Ethics CPE Requirements by State

Ethics CPE Requirements by State: The Complete 2026 Guide for U.S. CPAs

Ethics CPE is not optional. Every active CPA license in the United States carries a continuing education requirement, and in almost every state, a portion of those hours must be completed in professional ethics. The specifics vary significantly from one jurisdiction to the next, and assuming you know your state’s rules without verifying them is one of the most common compliance mistakes working CPAs make.

This guide covers what you need to know about ethics CPE requirements across U.S. states in 2026, including which states require board-approved courses, which accept general NASBA-approved ethics content, and what the difference between those two categories actually means for your license.

Before diving into the state-by-state breakdown, one important note. State boards of accountancy set CPE requirements, not a single national body.

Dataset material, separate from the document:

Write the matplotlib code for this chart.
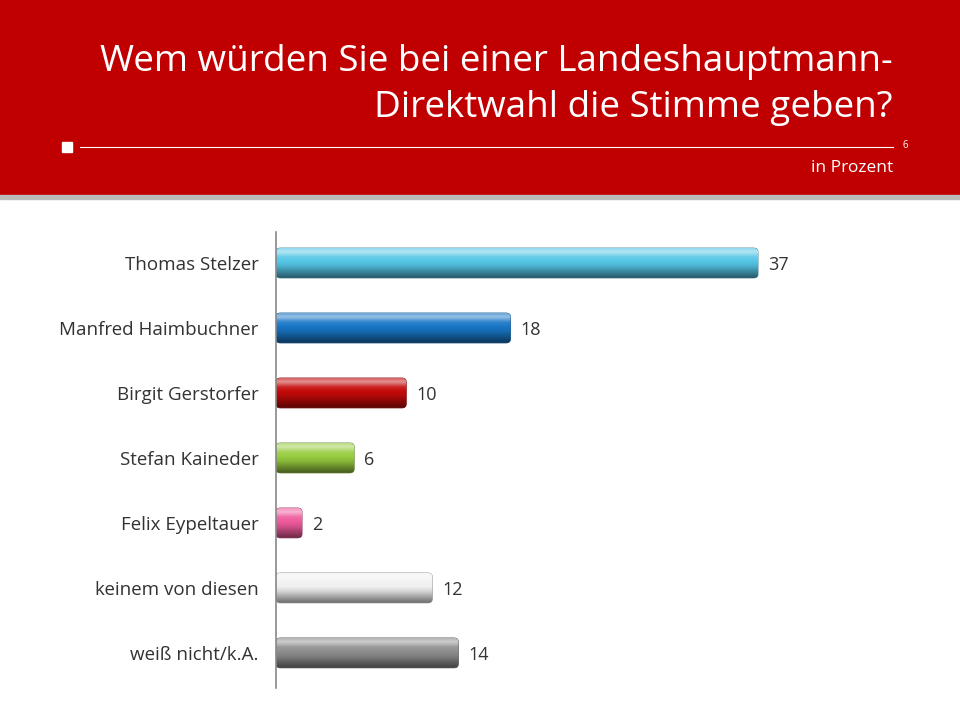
import matplotlib
matplotlib.use("Agg")
import matplotlib.pyplot as plt
import numpy as np
from matplotlib.patches import FancyBboxPatch, Rectangle
from matplotlib.colors import to_rgb

categories = ["Thomas Stelzer", "Manfred Haimbuchner", "Birgit Gerstorfer", "Stefan Kaineder",
              "Felix Eypeltauer", "keinem von diesen", "weiß nicht/k.A."]
values = [37, 18, 10, 6, 2, 12, 14]
colors = ["#55C6E6", "#1876C6", "#C40A0A", "#98CC40", "#EE5A9C", "#F0F0F0", "#8E8E8E"]

W, H = 960, 720
fig = plt.figure(figsize=(9.6, 7.2), dpi=100)
fig.patch.set_facecolor("white")
F = "Open Sans"

def fx(x): return x / W
def fy(y): return 1 - y / H

fig.patches.append(Rectangle((0, fy(195)), 1, 195 / H, transform=fig.transFigure, color="#C00000", zorder=0))
fig.patches.append(Rectangle((0, fy(199)), 1, 4 / H, transform=fig.transFigure, color="#BBBBBB", zorder=0))
fig.patches.append(Rectangle((fx(62), fy(152)), 10 / W, 10 / H, transform=fig.transFigure, color="white"))
fig.add_artist(plt.Line2D([fx(80), fx(893)], [fy(147), fy(147)], transform=fig.transFigure, color="white", lw=0.8))
fig.text(fx(893), fy(62), "Wem würden Sie bei einer Landeshauptmann-", color="white", fontsize=26.5, ha="right", va="center", family=F)
fig.text(fx(893), fy(108), "Direktwahl die Stimme geben?", color="white", fontsize=26.5, ha="right", va="center", family=F)
fig.text(fx(905), fy(145), "6", color="white", fontsize=7, ha="center", va="center", family=F)
fig.text(fx(893), fy(168), "in Prozent", color="white", fontsize=12.5, ha="right", va="center", family=F)

ax = fig.add_axes([fx(276), fy(688), 1 - fx(276), (688 - 232) / H])
xmax = (960 - 276) / ((758 - 276) / 37)
ax.set_xlim(0, xmax)
ax.set_ylim(6.54, -0.477)
ax.axis("off")
ax.plot([0, 0], [6.54, -0.477], color="#888888", lw=1.2, clip_on=False)

bh = 0.46
t = np.linspace(0, 1, 64)
prof = np.interp(t, [0, 0.12, 0.3, 0.6, 1], [0.35, 0.55, 0.1, -0.1, -0.55])
for i, (v, c) in enumerate(zip(values, colors)):
    base = np.array(to_rgb(c))
    img = np.zeros((64, 1, 3))
    for k, p in enumerate(prof):
        img[k, 0] = base + (1 - base) * p if p > 0 else base * (1 + p)
    patch = FancyBboxPatch((0, i - bh / 2), v, bh, boxstyle="round,pad=0,rounding_size=0.35",
                           mutation_aspect=0.17, fc="none", ec=tuple(base * 0.6), lw=0.6)
    ax.add_patch(patch)
    im = ax.imshow(img, extent=(0, v, i + bh / 2, i - bh / 2), aspect="auto", zorder=1)
    im.set_clip_path(patch)
    ax.text(v + 0.75, i + 0.03, str(v), va="center", ha="left", fontsize=13, color="#333333", family=F)
    ax.text(-1.35, i + 0.03, categories[i], va="center", ha="right", fontsize=13.5, color="#333333", family=F)
ax.set_xlim(0, xmax)
ax.set_ylim(6.54, -0.477)

fig.savefig("out.png", dpi=100)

The AICPA and NASBA provide guidance and model standards, but the ultimate authority on what counts rests with each individual state board. Always verify your specific requirements directly with your state board before enrolling in any course.

Understanding the Two Types of Ethics CPE

Not all ethics CPE is interchangeable, and this is the most important thing to understand before you spend money on a course.

The first type is general or behavioral ethics CPE. These are NASBA-approved courses built around professional conduct, ethical decision-making, fraud awareness, and the application of ethical principles in professional practice. They count toward the ethics requirement in most states and can be taken from any NASBA-registered sponsor.

The second type is state-specific regulatory ethics. These courses cover a particular state’s accountancy laws, board rules, and regulatory framework. Several states require this type of course specifically, and a general NASBA-approved ethics course will not satisfy the requirement, regardless of how good it is. Buying the wrong type means the credits will not satisfy the requirement you bought them for.

Knowing which category your state requires before you enroll saves you the frustration of completing hours that do not count.

States That Require Board-Approved Ethics Courses

Several high-population states fall into the board-approved category and deserve special attention.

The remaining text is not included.